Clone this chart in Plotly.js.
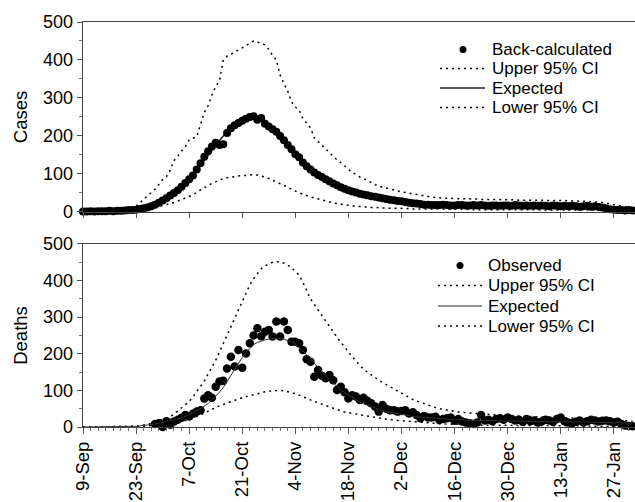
<!DOCTYPE html>
<html>
<head>
<meta charset="utf-8">
<script src="https://cdn.plot.ly/plotly-3.0.1.min.js"></script>
<style>html,body{margin:0;padding:0;background:#fff;}#chart{width:635px;height:502px;}</style>
</head>
<body>
<div id="chart"></div>
<script>
// ---- data (daily, starting 9-Sep) ----
var tickLabels = ['9-Sep','23-Sep','7-Oct','21-Oct','4-Nov','18-Nov','2-Dec','16-Dec','30-Dec','13-Jan','27-Jan'];
var topLegendNames = ['Back-calculated','Upper 95% CI','Expected','Lower 95% CI'];
var bottomLegendNames = ['Observed','Upper 95% CI','Expected','Lower 95% CI'];

// Top panel: cases
var casesBackCalc = [
1,1,2,1,2,2,2,3,2,3,
3,4,5,5,6,8,10,12,15,19,
24,30,36,43,50,57,66,76,86,96,
112,128,145,160,172,182,176,178,208,220,
228,234,240,245,250,252,243,247,232,225,
218,211,200,189,176,165,152,144,130,120,
112,104,97,92,86,81,75,70,65,61,
57,54,51,48,46,44,41,40,38,36,
34,32,31,29,28,26,24,23,22,21,
19,19,18,18,18,19,18,17,17,18,
18,17,17,18,17,18,17,16,17,17,
16,17,17,16,18,17,16,17,16,17,
16,17,16,15,17,16,15,16,15,16,
15,14,15,16,14,15,13,12,10,7,
6,5,5,4,5,4];
var casesExpected = [
1,1,1,1,2,2,2,2,3,3,
3,4,4,5,6,8,10,12,15,19,
23,29,35,42,50,58,67,76,86,97,
110,124,138,152,165,177,188,200,210,219,
227,234,240,244,247,248,246,242,236,228,
219,209,198,187,176,165,154,144,134,124,
115,107,99,92,86,80,75,70,65,61,
57,54,51,48,46,44,41,39,37,35,
34,32,30,29,27,26,24,23,22,21,
20,19,19,18,18,18,18,18,18,18,
18,17,17,17,17,17,17,17,17,17,
17,17,17,17,17,17,17,17,16,16,
16,16,16,16,16,16,15,15,15,15,
15,15,15,15,14,14,13,12,10,8,
6,5,5,5,4,4];
var casesUpper = [
1,1,1,1,1,2,2,2,3,3,
4,5,7,10,15,24,32,40,50,60,
72,85,93,110,135,148,160,172,190,195,
198,230,262,280,308,330,345,400,410,415,
420,425,432,438,445,450,447,444,440,428,
412,400,360,338,318,290,276,268,245,234,
222,195,185,175,165,155,146,137,130,120,
112,105,98,92,88,82,77,72,68,65,
62,60,57,55,53,51,49,47,45,43,
41,40,39,38,37,36,36,36,35,35,
35,35,34,34,34,33,33,33,33,32,
32,32,32,32,32,31,31,31,31,31,
31,31,30,30,30,30,30,30,29,29,
29,29,28,28,27,27,26,25,23,21,
18,16,14,13,12,11];
var casesLower = [
0,0,0,0,0,0,1,1,1,1,
1,2,2,3,4,5,7,8,10,12,
14,16,19,22,25,29,33,38,42,45,
52,58,64,70,75,79,84,88,90,92,
94,95,96,96,97,98,97,95,92,88,
84,80,76,70,65,59,55,50,46,42,
40,37,34,31,28,26,24,22,20,19,
17,16,15,14,13,13,12,12,11,11,
10,10,10,9,9,9,9,8,8,8,
8,8,8,7,7,7,7,7,7,7,
7,7,6,6,6,6,6,6,6,6,
6,6,6,6,6,6,6,6,6,6,
6,5,5,5,5,5,5,5,5,5,
5,5,5,5,5,5,5,4,4,3,
3,3,2,2,2,2];

// Bottom panel: deaths
var deathsObserved = [
null,null,null,null,null,null,null,null,null,null,
null,null,null,null,null,null,null,null,null,8,
10,0,16,6,15,20,25,33,29,36,
42,46,78,87,80,110,124,126,160,192,
165,210,162,201,229,250,270,248,260,265,
247,288,247,288,265,233,233,229,210,185,
178,137,156,140,133,142,128,101,110,95,
78,87,83,74,80,72,65,56,42,60,
50,46,46,42,44,46,37,40,33,24,
30,26,26,28,19,22,24,26,17,22,
15,12,10,8,12,33,18,20,16,22,
24,20,26,22,18,20,14,22,16,18,
12,15,20,18,14,22,26,16,12,10,
14,18,12,16,20,18,15,17,18,16,
12,14,8,4,3,2];
var deathsExpected = [
0,0,0,0,0,0,0,0,0,1,
1,1,1,2,2,3,4,5,6,8,
10,12,14,16,19,22,25,29,33,38,
44,50,56,64,74,84,95,108,125,140,
158,175,190,204,216,225,231,235,238,240,
241,242,242,240,237,232,226,218,208,197,
185,173,162,151,140,130,120,111,102,94,
87,80,74,68,63,59,55,51,48,45,
42,40,38,36,34,32,31,29,28,27,
26,25,24,23,22,22,21,21,20,20,
19,19,19,18,18,18,18,17,17,17,
17,17,16,16,16,16,16,15,15,15,
15,15,15,15,14,14,14,14,14,14,
14,13,13,13,13,13,13,12,12,12,
12,12,11,11,11,11];
var deathsUpper = [
0,0,0,0,0,0,0,0,0,0,
0,1,1,2,2,3,5,6,9,12,
16,20,24,29,35,44,52,61,70,82,
96,110,126,145,162,182,205,228,250,275,
300,322,345,368,388,405,420,432,440,446,
450,452,451,448,442,435,425,415,395,372,
350,335,320,303,290,275,260,245,232,218,
205,192,180,169,158,150,142,135,128,122,
115,110,104,98,92,86,80,75,71,67,
63,60,56,53,50,48,46,44,43,41,
40,39,38,37,36,35,34,34,33,33,
32,32,31,31,30,30,29,29,28,28,
27,27,27,26,26,26,25,25,25,24,
24,23,23,22,22,21,21,20,20,19,
19,18,17,17,16,15];
var deathsLower = [
0,0,0,0,0,0,0,0,0,0,
0,0,1,1,1,2,2,3,4,4,
5,6,7,9,10,12,14,17,20,24,
28,33,38,43,49,53,58,62,66,70,
73,77,80,83,86,89,91,94,96,98,
99,100,100,99,97,94,91,87,82,78,
74,70,66,62,58,54,50,47,44,41,
39,37,35,33,31,29,27,25,24,22,
21,20,19,18,17,16,15,14,13,12,
11,10,10,9,9,8,8,8,7,7,
7,6,6,6,6,5,5,5,5,5,
5,5,4,4,4,4,4,4,4,4,
4,3,3,3,3,3,3,3,3,3,
3,3,3,3,3,2,2,2,2,2,
2,2,2,2,2,2];

// ---- build dates ----
var DAY = 86400000;
var t0 = Date.UTC(2009, 8, 9);
function iso(ms){ var d = new Date(ms); return d.toISOString().slice(0,19).replace('T',' '); }
var dates = casesBackCalc.map(function(_, i){ return iso(t0 + i*DAY); });
var tickVals = tickLabels.map(function(_, i){ return iso(t0 + i*14*DAY); });

var FONT = 'Liberation Sans, Arial, Helvetica, sans-serif';
var BLACK = '#000';
var DOT = '2px,4px';
var dotLine = {color: BLACK, width: 1.5, dash: DOT};

var traces = [
  {x: dates, y: casesUpper, xaxis:'x', yaxis:'y', mode:'lines', name:'Upper 95% CI', line: dotLine},
  {x: dates, y: casesLower, xaxis:'x', yaxis:'y', mode:'lines', name:'Lower 95% CI', line: dotLine},
  {x: dates, y: casesExpected, xaxis:'x', yaxis:'y', mode:'lines', name:'Expected', line: {color:'#222', width:1.5}},
  {x: dates, y: casesBackCalc, xaxis:'x', yaxis:'y', mode:'markers', name:'Back-calculated', marker:{color:BLACK, size:8}, cliponaxis:false},

  {x: dates, y: deathsUpper, xaxis:'x2', yaxis:'y2', mode:'lines', name:'Upper 95% CI', line: dotLine},
  {x: dates, y: deathsLower, xaxis:'x2', yaxis:'y2', mode:'lines', name:'Lower 95% CI', line: dotLine},
  {x: dates, y: deathsObserved, xaxis:'x2', yaxis:'y2', mode:'markers', name:'Observed', marker:{color:BLACK, size:8.5}, cliponaxis:false},
  {x: dates, y: deathsExpected, xaxis:'x2', yaxis:'y2', mode:'lines', name:'Expected', line: {color:'#333', width:1}}
];

var xRange = [iso(t0), iso(t0 + 145.6*DAY)];

function yAxis(domain, title){
  return {
    domain: domain, range: [0, 500], tickvals: [0,100,200,300,400,500],
    ticks: 'outside', ticklen: 5, tickwidth: 1, tickcolor: '#555',
    minor: {tickvals: [50,150,250,350,450], ticks:'outside', ticklen: 3, tickcolor:'#777', showgrid:false},
    showline: true, linecolor: '#444', linewidth: 1.3, mirror: false,
    showgrid: false, zeroline: false, fixedrange: true,
    tickfont: {family: FONT, size: 18, color: BLACK},
    title: {text: title, font: {family: FONT, size: 18.5, color: BLACK}, standoff: 10},
    automargin: false
  };
}

// ---- manual legends (pixel positions converted to paper coords) ----
var L = 83, W = 552, T = 22, H = 405;
function px(x){ return (x - L) / W; }
function py(y){ return (T + H - y) / H; }
var shapes = [], annotations = [];
function addLegend(names, rows, lineX0, lineX1, dotX, textX, dotSize, expWidth){
  names.forEach(function(name, i){
    var y = rows[i];
    if (i === 0) {
      shapes.push({type:'circle', xref:'paper', yref:'paper', xsizemode:'pixel', ysizemode:'pixel',
        xanchor: px(dotX), yanchor: py(y), x0: -dotSize/2, x1: dotSize/2, y0: -dotSize/2, y1: dotSize/2,
        fillcolor: BLACK, line:{width:0}});
    } else {
      var ln = (i === 2) ? {color:'#222', width: expWidth} : {color: BLACK, width: 1.5, dash: DOT};
      shapes.push({type:'line', xref:'paper', yref:'paper', x0: px(lineX0), x1: px(lineX1), y0: py(y), y1: py(y), line: ln});
    }
    annotations.push({xref:'paper', yref:'paper', x: px(textX), y: py(y), xanchor:'left', yanchor:'middle',
      text: name, showarrow: false, font:{family: FONT, size: 17, color: BLACK}});
  });
}
addLegend(topLegendNames, [49.5, 68.5, 88, 107.5], 440, 485, 463, 489.5, 7, 1.5);
addLegend(bottomLegendNames, [265.5, 285.5, 306, 326], 438, 482, 460, 486, 7, 1);

var layout = {
  width: 635, height: 502,
  margin: {l: L, r: 0, t: T, b: 75},
  paper_bgcolor: '#fff', plot_bgcolor: '#fff',
  showlegend: false,
  font: {family: FONT, size: 17, color: BLACK},
  xaxis: {
    anchor: 'y', type: 'date', range: xRange,
    tickvals: tickVals, showticklabels: false,
    ticks: 'outside', ticklen: 5, tickcolor: '#555',
    showline: true, linecolor: '#444', linewidth: 1.3, mirror: true,
    showgrid: false, zeroline: false, automargin: false
  },
  yaxis: yAxis([0.531, 1], 'Cases'),
  xaxis2: {
    anchor: 'y2', type: 'date', range: xRange,
    tickvals: tickVals, ticktext: tickLabels, tickangle: -90,
    tickfont: {family: FONT, size: 18.5, color: BLACK},
    ticks: 'outside', ticklen: 6, tickcolor: '#555',
    minor: {dtick: 2*DAY, tick0: iso(t0), ticks: 'outside', ticklen: 3, tickcolor: '#777', showgrid:false},
    showline: true, linecolor: '#444', linewidth: 1.3, mirror: true,
    showgrid: false, zeroline: false, automargin: false
  },
  yaxis2: yAxis([0, 0.452], 'Deaths'),
  shapes: shapes,
  annotations: annotations
};

Plotly.newPlot('chart', traces, layout, {displayModeBar: false, staticPlot: true});
</script>
</body>
</html>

§ SET PROBLEM: Begin at the top of the material above and output each line exactly, stopping after the line that holds "var bottomLegendNames = ['Observed','Upper". Leave out pictures.

§ TASK ANSWER:
Clone this chart in Plotly.js.
<!DOCTYPE html>
<html>
<head>
<meta charset="utf-8">
<script src="https://cdn.plot.ly/plotly-3.0.1.min.js"></script>
<style>html,body{margin:0;padding:0;background:#fff;}#chart{width:635px;height:502px;}</style>
</head>
<body>
<div id="chart"></div>
<script>
// ---- data (daily, starting 9-Sep) ----
var tickLabels = ['9-Sep','23-Sep','7-Oct','21-Oct','4-Nov','18-Nov','2-Dec','16-Dec','30-Dec','13-Jan','27-Jan'];
var topLegendNames = ['Back-calculated','Upper 95% CI','Expected','Lower 95% CI'];
var bottomLegendNames = ['Observed','Upper 95% CI','Expected','Lower 95% CI'];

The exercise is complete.